- _Stated problem_: Set every record down verbatim and omit the pictures.

**** Listed records ****

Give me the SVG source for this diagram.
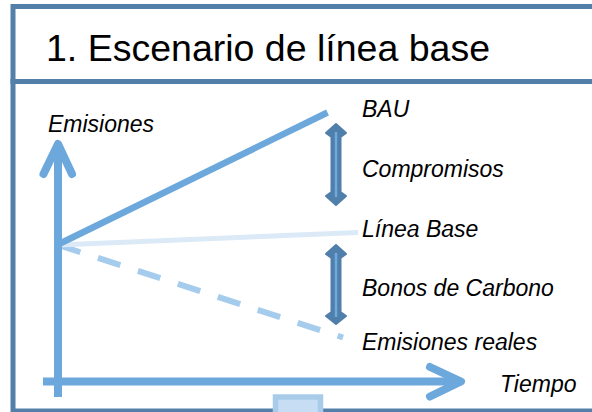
<svg xmlns="http://www.w3.org/2000/svg" width="592" height="412" viewBox="0 0 592 412">
  <style>
    .frame { fill: #ffffff; stroke: #5280A9; stroke-width: 5; }
    .axis { fill: none; stroke: #6CA8DC; stroke-width: 8; }
    .head { fill: none; stroke: #6CA8DC; stroke-width: 8; stroke-linecap: round; stroke-linejoin: round; }
    .lbl { font-family: "Liberation Sans", Arial, sans-serif; font-style: italic; font-size: 23px; fill: #000000; }
    .title { font-family: "Liberation Sans", Arial, sans-serif; font-size: 37.5px; fill: #000000; }
    .dbl { fill: #4F7FAA; stroke: #4F7FAA; stroke-width: 2; stroke-linejoin: round; }
    .dblin { stroke: #6FAADD; stroke-width: 2.5; }
  </style>
  <rect width="592" height="412" fill="#ffffff"/>
  <g id="frame">
    <rect class="frame" x="13" y="81.5" width="600" height="329.5"/>
    <rect class="frame" x="13" y="6.5" width="600" height="75"/>
    <rect x="275.5" y="397" width="45" height="20" fill="#C6DDF3" stroke="#A9CBEA" stroke-width="5.5"/>
  </g>
  <g id="title">
    <text class="title" x="46" y="61">1. Escenario de línea base</text>
  </g>
  <g id="connectors">
    <line x1="58" y1="245" x2="343" y2="337.5" stroke="#A5CCEC" stroke-width="6" stroke-dasharray="23.5 18.5"/>
    <line x1="58" y1="245" x2="358" y2="232.5" stroke="#DCEAF7" stroke-width="5"/>
    <line x1="59" y1="244" x2="327.5" y2="112.5" stroke="#6CA8DC" stroke-width="6.5"/>
    <line class="axis" x1="58" y1="397" x2="58" y2="145"/>
    <polyline class="head" points="43.5,174 58,144 72,174"/>
    <line class="axis" x1="43" y1="381.5" x2="460" y2="381.5"/>
    <polyline class="head" points="430,367 461,381.5 430,396.5"/>
  </g>
  <g id="arrow-compromisos">
    <polygon class="dbl" points="336,124 346,133 340.5,137 340.5,192 346,196 336,205 326,196 331.5,192 331.5,137 326,133"/>
    <line class="dblin" x1="336" y1="132" x2="336" y2="197"/>
  </g>
  <g id="arrow-bonos">
    <polygon class="dbl" points="336,245 346,254 340.5,258 340.5,312 346,316 336,324 326,316 331.5,312 331.5,258 326,254"/>
    <line class="dblin" x1="336" y1="253" x2="336" y2="317"/>
  </g>
  <g id="labels">
    <text class="lbl" x="48" y="132">Emisiones</text>
    <text class="lbl" x="362" y="117">BAU</text>
    <text class="lbl" x="362" y="177">Compromisos</text>
    <text class="lbl" x="362" y="237">Línea Base</text>
    <text class="lbl" x="362" y="296">Bonos de Carbono</text>
    <text class="lbl" x="362" y="350">Emisiones reales</text>
    <text class="lbl" x="500" y="392">Tiempo</text>
  </g>
</svg>
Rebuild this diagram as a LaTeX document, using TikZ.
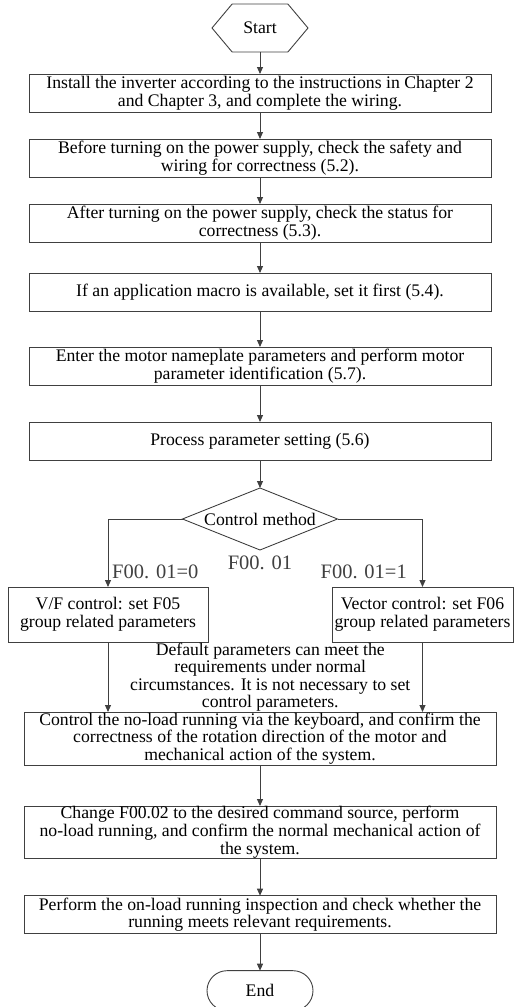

****

- _Right answer_:
Give me the SVG source for this diagram.
<svg xmlns="http://www.w3.org/2000/svg" width="592" height="412" viewBox="0 0 592 412">
  <style>
    .frame { fill: #ffffff; stroke: #5280A9; stroke-width: 5; }
    .axis { fill: none; stroke: #6CA8DC; stroke-width: 8; }
    .head { fill: none; stroke: #6CA8DC; stroke-width: 8; stroke-linecap: round; stroke-linejoin: round; }
    .lbl { font-family: "Liberation Sans", Arial, sans-serif; font-style: italic; font-size: 23px; fill: #000000; }
    .title { font-family: "Liberation Sans", Arial, sans-serif; font-size: 37.5px; fill: #000000; }
    .dbl { fill: #4F7FAA; stroke: #4F7FAA; stroke-width: 2; stroke-linejoin: round; }
    .dblin { stroke: #6FAADD; stroke-width: 2.5; }
  </style>
  <rect width="592" height="412" fill="#ffffff"/>
  <g id="frame">
    <rect class="frame" x="13" y="81.5" width="600" height="329.5"/>
    <rect class="frame" x="13" y="6.5" width="600" height="75"/>
    <rect x="275.5" y="397" width="45" height="20" fill="#C6DDF3" stroke="#A9CBEA" stroke-width="5.5"/>
  </g>
  <g id="title">
    <text class="title" x="46" y="61">1. Escenario de línea base</text>
  </g>
  <g id="connectors">
    <line x1="58" y1="245" x2="343" y2="337.5" stroke="#A5CCEC" stroke-width="6" stroke-dasharray="23.5 18.5"/>
    <line x1="58" y1="245" x2="358" y2="232.5" stroke="#DCEAF7" stroke-width="5"/>
    <line x1="59" y1="244" x2="327.5" y2="112.5" stroke="#6CA8DC" stroke-width="6.5"/>
    <line class="axis" x1="58" y1="397" x2="58" y2="145"/>
    <polyline class="head" points="43.5,174 58,144 72,174"/>
    <line class="axis" x1="43" y1="381.5" x2="460" y2="381.5"/>
    <polyline class="head" points="430,367 461,381.5 430,396.5"/>
  </g>
  <g id="arrow-compromisos">
    <polygon class="dbl" points="336,124 346,133 340.5,137 340.5,192 346,196 336,205 326,196 331.5,192 331.5,137 326,133"/>
    <line class="dblin" x1="336" y1="132" x2="336" y2="197"/>
  </g>
  <g id="arrow-bonos">
    <polygon class="dbl" points="336,245 346,254 340.5,258 340.5,312 346,316 336,324 326,316 331.5,312 331.5,258 326,254"/>
    <line class="dblin" x1="336" y1="253" x2="336" y2="317"/>
  </g>
  <g id="labels">
    <text class="lbl" x="48" y="132">Emisiones</text>
    <text class="lbl" x="362" y="117">BAU</text>
    <text class="lbl" x="362" y="177">Compromisos</text>
    <text class="lbl" x="362" y="237">Línea Base</text>
    <text class="lbl" x="362" y="296">Bonos de Carbono</text>
    <text class="lbl" x="362" y="350">Emisiones reales</text>
    <text class="lbl" x="500" y="392">Tiempo</text>
  </g>
</svg>
Rebuild this diagram as a LaTeX document, using TikZ.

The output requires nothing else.